Under the new plan, work will take place on each two- to four-block section of 23rd Avenue for no longer than two weeks. During those two weeks, there will be no through traffic on those sections of 23rd - cars will be detoured to side streets.
Originally, engineers had planned to keep one lane of 23rd open at all times, but that cost too much in overall construction time, Townsen said.
Townsen has presented the new plan with a series of options that could affect the timeline to Adams.
New plan called 'ingenious'
Shoshanah Oppenheim, Adams' liaison to the Office of Transportation, said that she will be taking the new plan and its options before the Northwest District Association and the Nob Hill Business Association over the next few weeks.

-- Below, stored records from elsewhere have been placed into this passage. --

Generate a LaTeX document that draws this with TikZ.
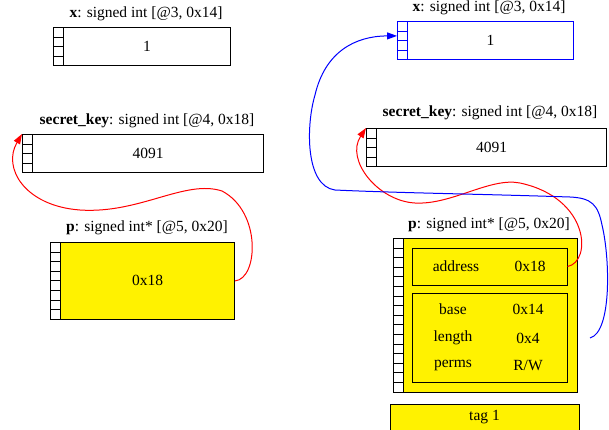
\documentclass[tikz,border=0pt]{standalone}
\usepackage{fontspec}
\setmainfont{Liberation Serif}
\usetikzlibrary{arrows.meta}
\tikzset{
    every node/.style={font=\fontsize{15.5}{18}\selectfont, inner sep=0pt}
}
\tikzset{
    val/.style={draw, rectangle, line width=1pt, minimum height=38.4pt, anchor=north west},
    cell/.style={draw, rectangle, line width=1pt, fill=white, minimum width=10pt,
    	minimum height=9.6pt, anchor=north west},
    field/.style={draw, rectangle, line width=1pt, minimum width=155pt}
}
\tikzset{
	ptr/.style={line width=1pt, -{Triangle[length=10pt,width=7pt]}}
}

\begin{document}
\begin{tikzpicture}[x=1pt,y=-1pt]
	\useasboundingbox (0,0) rectangle (609,429);

	% left column
	\node (xLl) at (146,14) {\textbf{x}: signed int [@3, 0x14]};
	\node (xL) [val, minimum width=167pt] at (63,27) {1};
	\foreach \i in {1,...,4}
		\node (xLc\i) [cell] at (53,{27+9.6*(\i-1)}) {};

	\node (skLl) at (147,121) {\textbf{secret\_key}: signed int [@4, 0x18]};
	\node (skL) [val, minimum width=231pt] at (32,134) {4091};
	\foreach \i in {1,...,4}
		\node (skLc\i) [cell] at (22,{134+9.6*(\i-1)}) {};

	\node (pLl) at (147,228) {\textbf{p}: signed int* [@5, 0x20]};
	\node (pL) [val, fill=yellow, minimum width=174pt, minimum height=76.8pt] at (60,242) {0x18};
	\foreach \i in {1,...,8}
		\node (pLc\i) [cell] at (50,{242+9.6*(\i-1)}) {};

	% right column
	\node (xRl) at (489,8) {\textbf{x}: signed int [@3, 0x14]};
	\node (xR) [val, draw=blue, minimum width=166pt] at (407,21) {1};
	\foreach \i in {1,...,4}
		\node (xRc\i) [cell, draw=blue] at (397,{21+9.6*(\i-1)}) {};

	\node (skRl) at (490,113) {\textbf{secret\_key}: signed int [@4, 0x18]};
	\node (skR) [val, minimum width=230pt] at (376,128) {4091};
	\foreach \i in {1,...,4}
		\node (skRc\i) [cell] at (366,{128+9.6*(\i-1)}) {};

	\node (pRl) at (489,225) {\textbf{p}: signed int* [@5, 0x20]};
	\node (pR) [val, fill=yellow, minimum width=174pt, minimum height=153.6pt] at (403,238) {};
	\foreach \i in {1,...,16}
		\node (pRc\i) [cell] at (393,{238+9.6*(\i-1)}) {};

	\node (addr) [field, minimum height=37pt] at (489.5,266.5) {};
	\node (addrn) at (456,266) {address};
	\node (addrv) at (530,266) {0x18};

	\node (meta) [field, minimum height=89pt] at (489.5,337.5) {};
	\node (basen) at (453,309) {base};
	\node (basev) at (528,309) {0x14};
	\node (lenn) at (453,338) {length};
	\node (lenv) at (528,338) {0x4};
	\node (permn) at (453,365) {perms};
	\node (permv) at (528,365) {R/W};

	\node (tag) [draw, line width=1pt, fill=yellow, minimum width=189pt, minimum height=26pt]
		at (484.5,417) {tag 1};

	\coordinate (lenport) at (590,338);

	% pointers
	\draw [ptr, red] (pL.east) .. controls (258,279) and (262,212) .. (222,191)
		.. controls (185,179) and (140,214) .. (80,210)
		.. controls (25,206) and (2,168) .. (skLc1.north west);
	\draw [ptr, red] (addr.east) .. controls (592,262) and (590,198) .. (520,183)
		.. controls (490,177) and (452,205) .. (415,203)
		.. controls (378,201) and (345,160) .. (skRc1.north west);
	\draw [ptr, blue] (lenport) .. controls (612,332) and (610,258) .. (602,225)
		.. controls (598,205) and (592,198) .. (570,197)
		.. controls (480,194) and (400,193) .. (335,190)
		.. controls (305,186) and (306,125) .. (315,95)
		.. controls (325,52) and (355,36) .. (xRc2.west);
\end{tikzpicture}
\end{document}
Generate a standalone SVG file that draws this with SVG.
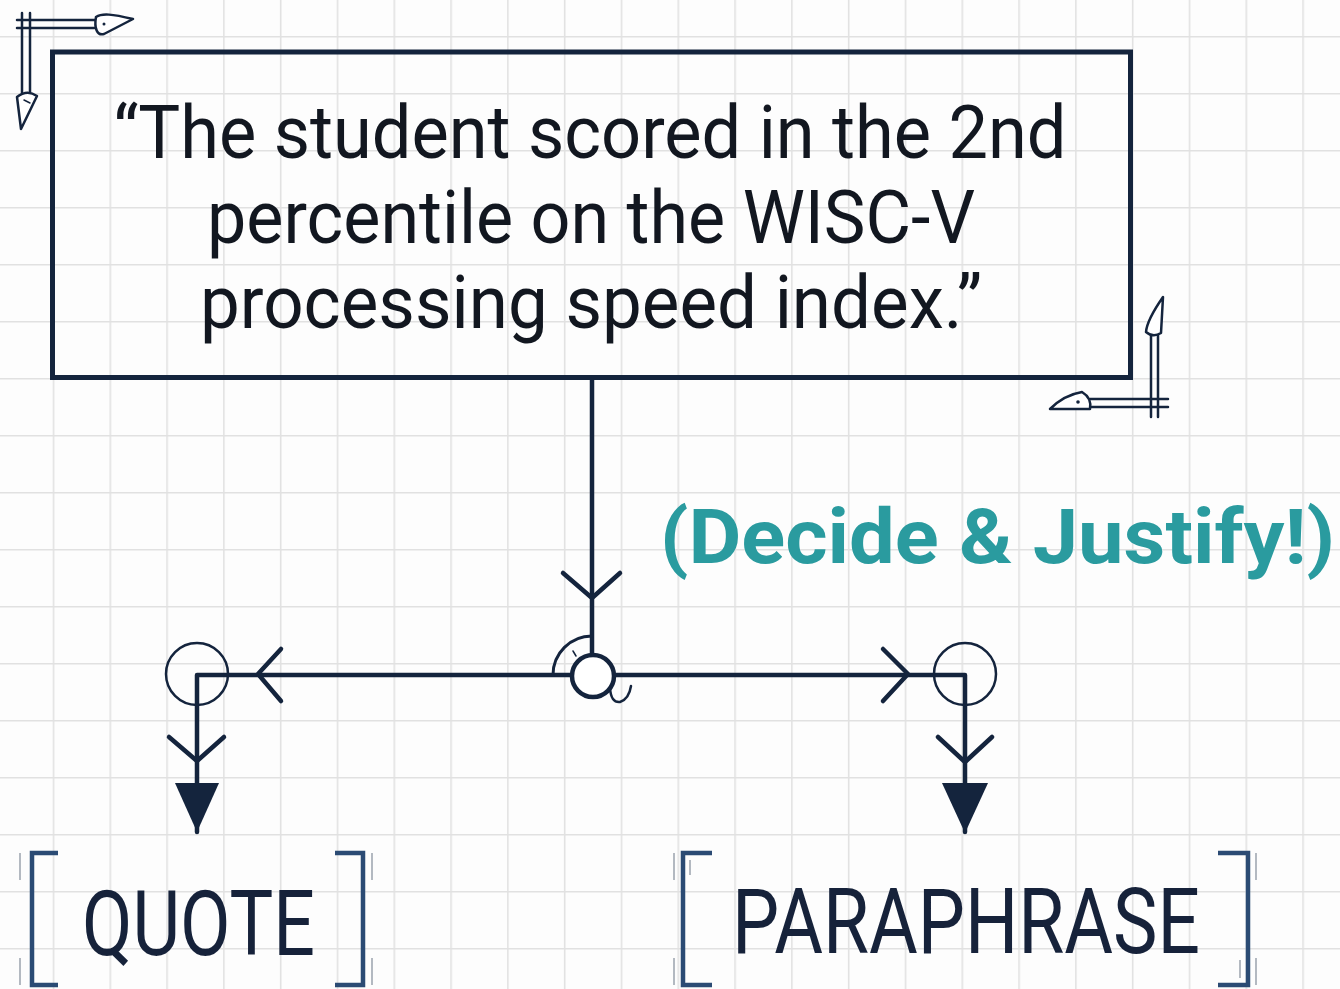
<svg xmlns="http://www.w3.org/2000/svg" width="1340" height="989" viewBox="0 0 1340 989">
  <style>
    .ink{stroke:#14243d;fill:none;stroke-linecap:round;stroke-linejoin:round}
    .main{font-family:Roboto,"Liberation Sans",sans-serif;fill:#121720;font-size:74px;text-anchor:middle}
    .lbl{font-family:Roboto,"Liberation Sans",sans-serif;fill:#16223a;font-size:90px}
    .br{stroke:#2b4b74;stroke-width:4.5;fill:none}
    .tick{stroke:#9aa3ad;stroke-width:1.5;fill:none}
    .nib{fill:#ffffff;stroke:#14243d;stroke-width:2.5;stroke-linejoin:round}
  </style>
  <defs>
    <pattern id="grid" patternUnits="userSpaceOnUse" x="52.7" y="36" width="56.8" height="57">
      <path d="M0.75,0 V57 M0,0.75 H56.8" stroke="#e1e1e1" stroke-width="1.6" fill="none"/>
    </pattern>
  </defs>
  <rect width="1340" height="989" fill="#fdfdfd"/>
  <rect width="1340" height="989" fill="url(#grid)"/>

  <g id="decor-top-left">
    <path class="ink" stroke-width="2.5" d="M17,20 H97 M17,28 H97 M22,13 V95 M30,13 V95"/>
    <path class="nib" d="M96,17 C102,13 112,14 133,19 L104,34 C97,36 94,28 96,17 Z"/>
    <circle cx="104" cy="24" r="1.5" fill="#14243d"/>
    <path class="nib" d="M17,97 Q27,89 37,96 L21,129 Z"/>
    <path class="ink" stroke-width="1.5" d="M24,100 L30,103"/>
  </g>

  <g id="decor-bottom-right">
    <path class="ink" stroke-width="2.5" d="M1151,333 V417 M1158,333 V417 M1090,399 H1168 M1090,407 H1168"/>
    <path class="nib" d="M1146,332 Q1147,320 1163,297 L1161,333 Q1153,338 1146,332 Z"/>
    <path class="nib" d="M1050,409 Q1064,395 1082,392 Q1092,398 1090,409 Z"/>
    <circle cx="1078" cy="402" r="1.8" fill="#14243d"/>
  </g>

  <g id="statement">
    <rect x="52.5" y="52" width="1078" height="325.5" fill="none" stroke="#14243d" stroke-width="5"/>
    <text class="main" x="590" y="158" textLength="953" lengthAdjust="spacingAndGlyphs">“The student scored in the 2nd</text>
    <text class="main" x="591" y="243" textLength="768" lengthAdjust="spacingAndGlyphs">percentile on the WISC-V</text>
    <text class="main" x="591" y="328" textLength="782" lengthAdjust="spacingAndGlyphs">processing speed index.”</text>
  </g>

  <g id="decide-label">
    <text x="660" y="563" font-family="Roboto,'Liberation Sans',sans-serif" font-weight="bold" font-size="76" fill="#2a9b9f" textLength="675" lengthAdjust="spacingAndGlyphs">(Decide &amp; Justify!)</text>
  </g>

  <g id="connectors">
    <path class="ink" stroke-width="4.5" d="M592,380 V654"/>
    <path class="ink" stroke-width="4.5" d="M563,573 L592,598 L620,573"/>
    <path class="ink" stroke-width="4.5" d="M571,675 H197 V832"/>
    <path class="ink" stroke-width="4.5" d="M613,675 H965 V832"/>
    <path class="ink" stroke-width="4.5" d="M281,649 L258,674 L281,701"/>
    <path class="ink" stroke-width="4.5" d="M883,649 L908,674 L883,701"/>
    <path class="ink" stroke-width="4.5" d="M169,737 L197,761 L224,737"/>
    <path class="ink" stroke-width="4.5" d="M938,737 L965,762 L992,737"/>
    <path d="M175,783 H219 L197,832 Z" fill="#14243d"/>
    <path d="M942,783 H988 L965,833 Z" fill="#14243d"/>
    <circle cx="197" cy="674" r="31" fill="none" stroke="#14243d" stroke-width="2.5"/>
    <circle cx="965" cy="674" r="31" fill="none" stroke="#14243d" stroke-width="2.5"/>
    <path class="ink" stroke-width="3" d="M553,675 A39,39 0 0 1 592,636"/>
    <path class="ink" stroke-width="1.5" d="M573,651 L576,656"/>
    <circle cx="593" cy="676" r="21" fill="#ffffff" stroke="#14243d" stroke-width="4.5"/>
    <path class="ink" stroke-width="2.5" d="M610,688 Q611,703 620,702 Q629,699 631,686"/>
  </g>

  <g id="quote">
    <path class="br" d="M58,853 H32 V985 H58"/>
    <path class="br" d="M335,853 H363 V985 H335"/>
    <path class="tick" d="M20,853 V880 M20,958 V985 M372,853 V880 M372,958 V985"/>
    <text class="lbl" x="82" y="955" textLength="233" lengthAdjust="spacingAndGlyphs">QUOTE</text>
  </g>

  <g id="paraphrase">
    <path class="br" d="M712,853 H683 V985 H712"/>
    <path class="br" d="M1218,853 H1248 V985 H1218"/>
    <path class="tick" d="M674,853 V880 M674,958 V985 M690,860 V875 M1256,853 V880 M1256,958 V985 M1240,960 V978"/>
    <text class="lbl" x="732" y="953" textLength="468" lengthAdjust="spacingAndGlyphs">PARAPHRASE</text>
  </g>
</svg>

'We're pretty pleased, considering that the previous model included significant closures and not accommodating pedestrians,' Oppenheim said. 'This is a holistic approach and it is sensitive to the impact on the business community.'
Juliet Hyams, president of the neighborhood association, said the new plan sounded 'ingenious.' Hyams and other members of the neighborhood association previously had said they were not in favor of calling off the reconstruction project.
Phil Geffner, owner of Escape from New York Pizza on 23rd Avenue, said he wanted to review the new plans before weighing in, but that he could live with the street being closed in front of his shop for two weeks.
Geffner had been one of the most vocal shop owners against earlier versions of the project, believing the length of time the street would have been under construction might have substantially changed 23rd Avenue beyond the length of the project.
Geffner said that an 18-month or two-year construction schedule would have forced many owners of small shops out of business, but that stores that were part of national or regional chains would have been able to weather the slowdown in business.
'Once small businesses go out, you know what comes in,' Geffner said. 'Corporate stuff. And when corporate stuff comes in, the character of the neighborhood changes.'
Weather could be concern
The proposed new construction schedule still might encounter problems, Townsen said. To minimize the impact on businesses, the most intensive work on 23rd will take place from January through June, when retail business is slowest. But that is also the time when the weather is most likely to play havoc with construction schedules, Townsen said.
To further speed up work, the new plan might have crews working extended hours with the permission of a city noise variance - possibly from 7 a.m. to 7 p.m., he said.
But the most critical change, Townsen said, is a proposal to not repair sewer and water lines at the same time as the road is reconstructed.
Instead, the new plan would call for doing as much work as possible, including sewer, water and sidewalk work ahead of time, with short interruptions of traffic.
The initial design of the project, Townsen said, caused concerns that the water main underneath 23rd Avenue would crack from the pressure of the construction.
But he said a new design involving the slope of the street has engineers believing they can protect the water main and finish the project in less time.
An earlier design of the project estimated its cost at $3.2 million. No cost estimates have been released for the new design.